I began to relax after the first services and a couple of weeks of rehearsals; the routines of practices, tea breaks, dressing, running up and down between church and undercroft are becoming more familiar; I now have a robe, a music cubbyhole, a locker with my name on the door, and some nascent friendships. The challenge of keeping up with many singers who are better than I am is going to be good for me. I like the intense concentration required, and know I’ll learn and improve. It feels wonderful to feel my body singing again, and know I'm becoming part of the organism that a choir is. Once again, I realize I’ve arrived back at home.
Our fundraising concert, titled Symphony of Psalms after the Stravinsky piece that will conclude it, is in a week. At the last rehearsal, we worked for fifteen minutes on a complicated double-choir setting of Psalm 150 by Jan Sweelinck, ironing out the tricky rhythms, making sure each of the eight parts had all its notes. Satisfied, Patrick got up from the keyboard and came around to the front, holding his score: it would be a capella from now on. “Ok!” he said, with a big smile. “Now let’s make some music!”
Thank you for giving me a glimpse. I've always regretted not having learned anything about music: perhaps as I get better at being bad at things I might do so, sometime :-)
Posted by: dale | October 29, 2008 at 12:37 AM
That sounds like a wonderful experience, Beth. I'm so glad you're enjoying singing again. I remember exactly that feeling of kinship with others when you make music with a group. Music for me has become more about solitude, though the joy and solace you wrote of are still present. With three children at home, I sometimes am overwhelmed by noise. When I need to feel calm, I find time to be alone with my music, whether it's playing or listening. By the time I am finished, the noise in my head has flown.

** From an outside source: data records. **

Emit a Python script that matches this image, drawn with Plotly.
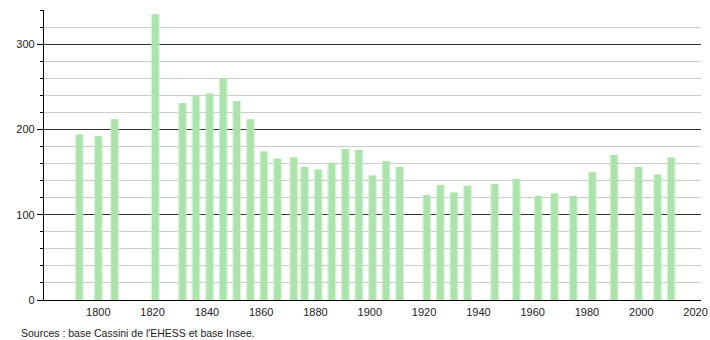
import plotly.graph_objects as go

years = [1793, 1800, 1806, 1821, 1831, 1836, 1841, 1846, 1851, 1856, 1861, 1866,
         1872, 1876, 1881, 1886, 1891, 1896, 1901, 1906, 1911, 1921, 1926, 1931,
         1936, 1946, 1954, 1962, 1968, 1975, 1982, 1990, 1999, 2006, 2011]
population = [194, 192, 212, 335, 231, 239, 242, 260, 233, 212, 174, 166,
              167, 156, 153, 161, 177, 176, 146, 163, 156, 123, 135, 126,
              134, 136, 142, 122, 125, 122, 150, 170, 156, 147, 167]
x_ticks = [1800, 1820, 1840, 1860, 1880, 1900, 1920, 1940, 1960, 1980, 2000, 2020]
source_text = "Sources : base Cassini de l'EHESS et base Insee."

fig = go.Figure()
fig.add_trace(go.Bar(x=years, y=population, width=3.4,
                     marker=dict(color="rgba(190,235,190,0.55)", line=dict(width=0)),
                     hoverinfo="skip"))
fig.add_trace(go.Bar(x=years, y=population, width=2.4,
                     marker=dict(color="rgb(172,226,172)", line=dict(width=0))))

fig.update_layout(
    width=710, height=340,
    margin=dict(l=44, r=9, t=10, b=40),
    paper_bgcolor="white", plot_bgcolor="white",
    barmode="overlay", showlegend=False,
    font=dict(family="Liberation Sans, Arial, sans-serif", size=11, color="#222"),
    xaxis=dict(range=[1780, 2022], tickvals=x_ticks, showgrid=False,
               showline=True, linecolor="black", linewidth=1.2,
               ticks="", zeroline=False, ticklabelstandoff=2, automargin=False),
    yaxis=dict(range=[0, 340], tick0=0, dtick=100, showgrid=True,
               gridcolor="#333", gridwidth=1,
               showline=True, linecolor="black", linewidth=1.2,
               ticks="outside", ticklen=6, tickcolor="black",
               zeroline=False, automargin=False,
               minor=dict(dtick=20, showgrid=True, gridcolor="#cccccc", gridwidth=1,
                          ticks="outside", ticklen=3, tickcolor="black")),
    annotations=[dict(text=source_text, x=-0.038, y=-0.085,
                      xref="paper", yref="paper",
                      xanchor="left", yanchor="top", showarrow=False,
                      font=dict(size=10.5, color="#222"))],
)
fig.write_html("out.html")
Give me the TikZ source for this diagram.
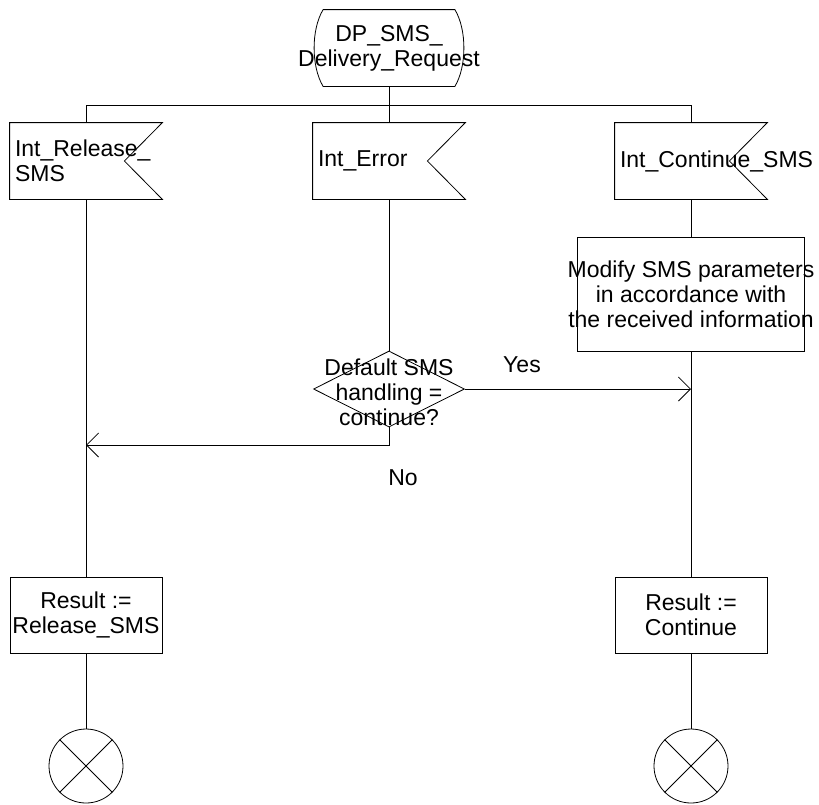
\documentclass[tikz,border=0pt]{standalone}
\usepackage{fontspec}
\setmainfont{Liberation Sans}
\usetikzlibrary{arrows.meta,shapes.geometric}

% outline of an input signal (notch on the right)
\newcommand\sigflag[1]{%
  \draw (#1.north west) -- (#1.north east) -- ([xshift=-38pt]#1.east)
        -- (#1.south east) -- (#1.south west) -- cycle;}

\begin{document}
\begin{tikzpicture}[x=1pt, y=-1pt, line width=0.8pt,
            >={Straight Barb[length=12pt,width=24pt,line width=0.8pt]},
            every node/.style={font=\fontsize{23}{25}\selectfont},
            sigbox/.style={minimum height=76pt, text width=142pt, inner sep=5pt, align=left},
            taskbox/.style={draw, minimum width=152pt, minimum height=76pt, inner sep=1pt, align=center},
            stopc/.style={draw, circle, minimum size=74pt, inner sep=0pt}]
            \useasboundingbox (0,0) rectangle (819,804);

            % start state
            \node[minimum width=149pt, minimum height=76pt, inner sep=0pt,
                  label={[align=center]center:DP\_SMS\_\\Delivery\_Request}] (dpreq) at (389,48) {};
            \draw ([xshift=9pt]dpreq.north west) -- ([xshift=-9pt]dpreq.north east)
                  .. controls ([xshift=3pt,yshift=-20pt]dpreq.north east) and ([xshift=3pt,yshift=20pt]dpreq.south east) .. ([xshift=-9pt]dpreq.south east)
                  -- ([xshift=9pt]dpreq.south west)
                  .. controls ([xshift=-3pt,yshift=20pt]dpreq.south west) and ([xshift=-3pt,yshift=-20pt]dpreq.north west) .. ([xshift=9pt]dpreq.north west);

            % input signals
            \node[sigbox] (relsig) at (86,161) {Int\_Release\_\\SMS};
            \node[sigbox] (errsig) at (389,161) {Int\_Error};
            \node[sigbox] (contsig) at (691,161) {Int\_Continue\_SMS};
            \sigflag{relsig}
            \sigflag{errsig}
            \sigflag{contsig}

            % tasks and decision
            \node[draw, minimum width=227pt, minimum height=114pt, inner sep=0pt,
                  label={[align=center]center:Modify SMS parameters\\in accordance with\\the received information}] (modify) at (691,294) {};
            \node[draw, diamond, minimum width=151pt, minimum height=76pt, inner sep=0pt,
                  label={[align=center,yshift=-3pt]center:Default SMS\\handling =\\continue?}] (dflt) at (389,389) {};
            \node[taskbox] (resrel) at (86,615) {Result :=\\Release\_SMS};
            \node[taskbox] (rescont) at (691,615) {Result :=\\Continue};

            % stops
            \node[stopc] (stopl) at (86,766) {};
            \node[stopc] (stopr) at (691,766) {};
            \foreach \s in {stopl,stopr} {
                \draw (\s.north west) -- (\s.south east);
                \draw (\s.north east) -- (\s.south west);
            }

            % branch labels
            \node (yes) at (522,365) {Yes};
            \node (no) at (403,478) {No};

            % connectors
            \coordinate (busl) at (86,105);
            \coordinate (busr) at (691,105);
            \coordinate (nojoin) at (86,445);
            \draw (busl) -- (busr);
            \draw (dpreq.south) -- (dpreq.south |- busl);
            \draw (busl) -- (relsig.north);
            \draw (errsig.north |- busl) -- (errsig.north);
            \draw (busr) -- (contsig.north);
            \draw (contsig.south) -- (modify.north);
            \draw (errsig.south) -- (dflt.north);
            \draw[->] (dflt.east) -- (dflt.east -| modify.south);
            \draw[->] (dflt.south) |- (nojoin);
            \draw (modify.south) -- (rescont.north);
            \draw (relsig.south) -- (resrel.north);
            \draw (resrel.south) -- (stopl.north);
            \draw (rescont.south) -- (stopr.north);
        \end{tikzpicture}
\end{document}
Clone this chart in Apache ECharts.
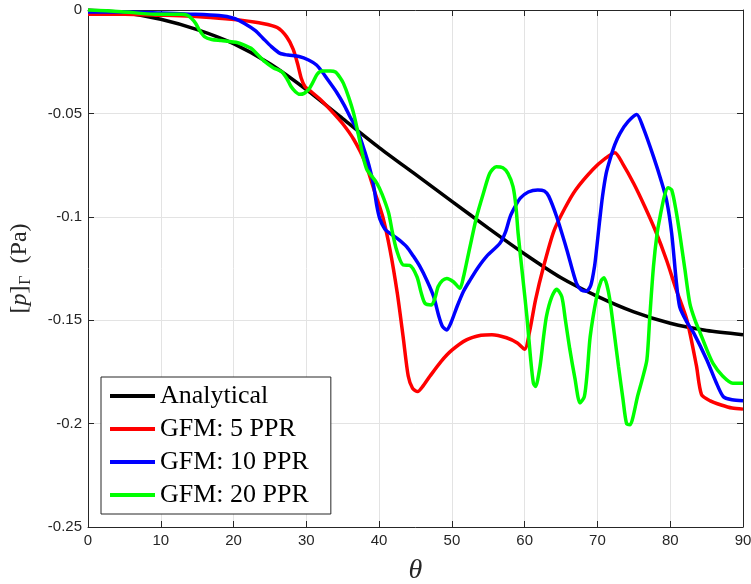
<!DOCTYPE html>
<html>
<head>
<meta charset="utf-8">
<script src="https://cdn.jsdelivr.net/npm/echarts@6/dist/echarts.min.js"></script>
<style>
  html, body { margin: 0; padding: 0; background: #fff; }
  #chart { width: 751px; height: 584px; }
</style>
</head>
<body>
<div id="chart"></div>
<script>
// Surface pressure [p]_Γ (Pa) versus angle θ (degrees): [theta, pressure] pairs
const seriesNames = ['Analytical', 'GFM: 5 PPR', 'GFM: 10 PPR', 'GFM: 20 PPR'];

const analytical = [
  [0, 0], [5, -0.0013], [10, -0.0045], [15, -0.0095], [20, -0.0163], [25, -0.026],
  [30, -0.0385], [35, -0.0525], [40, -0.0665], [45, -0.0795], [50, -0.0925],
  [55, -0.1055], [60, -0.118], [65, -0.1295], [70, -0.1385], [75, -0.146],
  [80, -0.1515], [85, -0.155], [90, -0.157]
];

const gfm5 = [
  [0, -0.002], [5, -0.002], [10, -0.0025], [14, -0.003], [18, -0.004], [21, -0.005],
  [24, -0.0065], [26, -0.0085], [27.3, -0.013], [28.2, -0.019], [28.8, -0.026],
  [29.3, -0.033], [29.8, -0.037], [30.5, -0.039], [32, -0.0435], [33.5, -0.049],
  [35, -0.055], [36.5, -0.0625], [38, -0.073], [39.4, -0.088], [40.5, -0.1],
  [41.5, -0.116], [42.5, -0.137], [43.3, -0.158], [44, -0.177], [44.6, -0.183],
  [45.3, -0.1845], [46, -0.182], [47, -0.177], [48.5, -0.17], [50, -0.1645],
  [52, -0.1595], [54, -0.1573], [55.5, -0.157], [57.5, -0.1585], [59, -0.161],
  [60, -0.164], [60.7, -0.155], [61.5, -0.14], [62.6, -0.124], [64, -0.107],
  [65.5, -0.096], [67, -0.087], [69.4, -0.077], [71, -0.072], [72.4, -0.069],
  [73.5, -0.0745], [75, -0.084], [76.5, -0.095], [78, -0.107], [79.5, -0.121],
  [80.8, -0.135], [82.3, -0.15], [83.6, -0.172], [84.3, -0.186], [85.5, -0.189],
  [87, -0.191], [88.5, -0.1925], [90, -0.193]
];

const gfm10 = [
  [0, -0.001], [5, -0.001], [10, -0.0015], [14, -0.002], [18, -0.0027], [20, -0.004],
  [21.5, -0.0065], [23, -0.01], [24, -0.0135], [25.2, -0.0177], [26.4, -0.021],
  [27.5, -0.0218], [29, -0.0225], [30.3, -0.0242], [31.4, -0.0266], [32.2, -0.03],
  [32.8, -0.033], [34.2, -0.04], [35.2, -0.046], [36, -0.0516], [37, -0.058],
  [37.8, -0.066], [38.6, -0.075], [39.2, -0.084], [39.7, -0.095], [40.1, -0.101],
  [40.8, -0.106], [41.5, -0.108], [42.7, -0.111], [43.8, -0.1145], [44.7, -0.119],
  [45.6, -0.124], [46.6, -0.131], [47.5, -0.1386], [48.2, -0.148], [48.7, -0.153],
  [49.3, -0.1547], [49.9, -0.151], [50.7, -0.1435], [51.6, -0.136], [52.5, -0.1306],
  [53.6, -0.1245], [54.8, -0.119], [56.6, -0.1128], [57.4, -0.107], [58, -0.1],
  [58.7, -0.095], [59.4, -0.091], [60.5, -0.088], [61.8, -0.087], [62.7, -0.0875],
  [63.3, -0.09], [64.4, -0.1], [65.8, -0.116], [67.1, -0.132], [67.8, -0.1355],
  [68.5, -0.136], [69.1, -0.133], [69.6, -0.124], [69.9, -0.115], [70.3, -0.102],
  [70.7, -0.09], [71.2, -0.079], [71.7, -0.0725], [72.4, -0.065], [73.1, -0.0596],
  [74.2, -0.054], [75.4, -0.0505], [76.3, -0.057], [77.7, -0.0709], [78.8, -0.083],
  [79.5, -0.092], [80.2, -0.108], [80.8, -0.13], [81.3, -0.1435], [82.3, -0.151],
  [83.2, -0.156], [85, -0.169], [86.3, -0.18], [87.3, -0.187], [88.5, -0.1885],
  [90, -0.189]
];

const gfm20 = [
  [0, 0], [4.6, -0.0008], [9.2, -0.002], [12.8, -0.002], [13.6, -0.0025], [14.2, -0.004],
  [14.8, -0.0065], [15.3, -0.0097], [16, -0.0129], [17, -0.0143], [18.3, -0.0148],
  [20.6, -0.0158], [21.5, -0.017], [22.4, -0.0185], [23.3, -0.0215], [24.3, -0.025],
  [25.5, -0.028], [26.6, -0.0298], [27.3, -0.033], [27.9, -0.037], [28.5, -0.0395],
  [29.1, -0.0408], [29.7, -0.0403], [30.3, -0.0385], [30.9, -0.035], [31.5, -0.031],
  [32.2, -0.0295], [33.3, -0.0295], [34, -0.03], [34.6, -0.0325], [35.1, -0.0355],
  [35.8, -0.042], [36.5, -0.05], [37.2, -0.061], [37.8, -0.071], [38.3, -0.077],
  [38.7, -0.079], [39.7, -0.0838], [40.4, -0.089], [41.3, -0.098], [41.8, -0.107],
  [42.4, -0.116], [43.3, -0.1233], [44.2, -0.1235], [45.2, -0.129], [45.8, -0.137],
  [46.3, -0.1418], [47.2, -0.1426], [47.7, -0.139], [48.1, -0.1338], [48.7, -0.1308],
  [49.3, -0.1298], [50.2, -0.1314], [51.1, -0.1346], [51.6, -0.129], [52, -0.1225],
  [52.7, -0.111], [53.4, -0.1], [54.3, -0.089], [55.2, -0.079], [56.1, -0.0758],
  [57, -0.0763], [57.7, -0.079], [58.4, -0.0854], [58.8, -0.095], [59.1, -0.108],
  [59.7, -0.128], [60.3, -0.148], [60.8, -0.168], [61.2, -0.1805], [61.5, -0.182],
  [62.1, -0.1725], [62.6, -0.158], [63, -0.148], [63.7, -0.139], [64.4, -0.135],
  [65.1, -0.1386], [65.6, -0.15], [66.2, -0.164], [66.9, -0.178], [67.6, -0.19],
  [68.2, -0.187], [68.6, -0.175], [69, -0.158], [69.9, -0.1386], [70.5, -0.131],
  [70.9, -0.1295], [71.3, -0.133], [71.7, -0.14], [72.3, -0.156], [72.9, -0.1725],
  [73.5, -0.188], [74, -0.2], [74.5, -0.2005], [74.9, -0.1966], [75.5, -0.187],
  [76.2, -0.178], [76.8, -0.169], [77.2, -0.148], [77.7, -0.124], [78.2, -0.108],
  [78.6, -0.1], [79.2, -0.09], [79.7, -0.086], [80.2, -0.087], [80.8, -0.097],
  [81.3, -0.108], [82, -0.125], [82.7, -0.142], [83.4, -0.15], [84.1, -0.156],
  [85, -0.164], [85.9, -0.171], [87.2, -0.177], [88.6, -0.1805], [90, -0.1805]
];

const seriesData = [analytical, gfm5, gfm10, gfm20];
const seriesColors = ['#000000', '#ff0000', '#0000ff', '#00ff00'];

const axisInk = '#262626';
const tickFont = { fontFamily: 'Liberation Sans, Arial, sans-serif', fontSize: 15, color: axisInk };

const chart = echarts.init(document.getElementById('chart'), null, { renderer: 'canvas' });

function frameAxis(position, extra) {
  return Object.assign({
    type: 'value',
    position: position,
    axisLine: { show: true, onZero: false, lineStyle: { color: axisInk, width: 1 } },
    axisTick: { show: true, inside: true, length: 6, lineStyle: { color: axisInk } },
    axisLabel: { show: false },
    splitLine: { show: false }
  }, extra);
}

chart.setOption({
  backgroundColor: '#ffffff',
  animation: false,
  grid: { left: 88, top: 10, right: 8, bottom: 57, containLabel: false, outerBoundsMode: 'none' },
  xAxis: [
    frameAxis('bottom', {
      min: 0, max: 90, interval: 10,
      axisLabel: Object.assign({ show: true, margin: 6 }, tickFont),
      splitLine: { show: true, lineStyle: { color: '#e3e3e3', width: 1 } },
      name: 'θ',
      nameLocation: 'middle',
      nameGap: 30,
      nameTextStyle: { fontFamily: 'Liberation Serif, serif', fontStyle: 'italic', fontSize: 28, color: axisInk }
    }),
    frameAxis('top', { min: 0, max: 90, interval: 10 })
  ],
  yAxis: [
    frameAxis('left', {
      min: -0.25, max: 0, interval: 0.05,
      axisLabel: Object.assign({ show: true, margin: 6 }, tickFont),
      splitLine: { show: true, lineStyle: { color: '#e3e3e3', width: 1 } },
      name: '{t|[}{i|p}{t|]}{s|Γ}{t|  (Pa)}',
      nameLocation: 'middle',
      nameGap: 54,
      nameRotate: 90,
      nameTextStyle: {
        color: axisInk,
        rich: {
          t: { fontFamily: 'Liberation Serif, serif', fontSize: 24, color: axisInk },
          i: { fontFamily: 'Liberation Serif, serif', fontSize: 24, fontStyle: 'italic', color: axisInk },
          s: { fontFamily: 'Liberation Serif, serif', fontSize: 16, color: axisInk, padding: [12, 0, 0, 1] }
        }
      }
    }),
    frameAxis('right', { min: -0.25, max: 0, interval: 0.05 })
  ],
  legend: {
    orient: 'vertical',
    left: 101,
    top: 377,
    padding: [4, 22, 4, 9],
    itemGap: 3,
    itemWidth: 45,
    itemHeight: 4,
    icon: 'rect',
    backgroundColor: '#ffffff',
    borderColor: axisInk,
    borderWidth: 1,
    borderRadius: 0,
    selectedMode: false,
    textStyle: { fontFamily: 'Liberation Serif, serif', fontSize: 26, color: '#000', lineHeight: 30 },
    data: seriesNames
  },
  series: seriesNames.map((name, k) => ({
    name: name,
    type: 'line',
    data: seriesData[k],
    xAxisIndex: 0,
    yAxisIndex: 0,
    showSymbol: false,
    smooth: 0.25,
    color: seriesColors[k],
    lineStyle: { color: seriesColors[k], width: 3.5 },
    z: 2 + k
  }))
});
</script>
</body>
</html>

Posted by: kaycie | October 29, 2008 at 09:47 AM
This speaks about something I find quite difficult to understand in terms I can understand. I too wish I was more able to understand music; I enjoy it without ever really knowing what I'm enjoying, and it's not for want of trying, lessons, opportunities, there's just something missing in my make-up! But it truly is an ineffably wondrous thing.
I've heard people who have been through deep bereavement say they couldn't listen to any music at all for quite long periods.
I'm sure the choir will become better and better for you.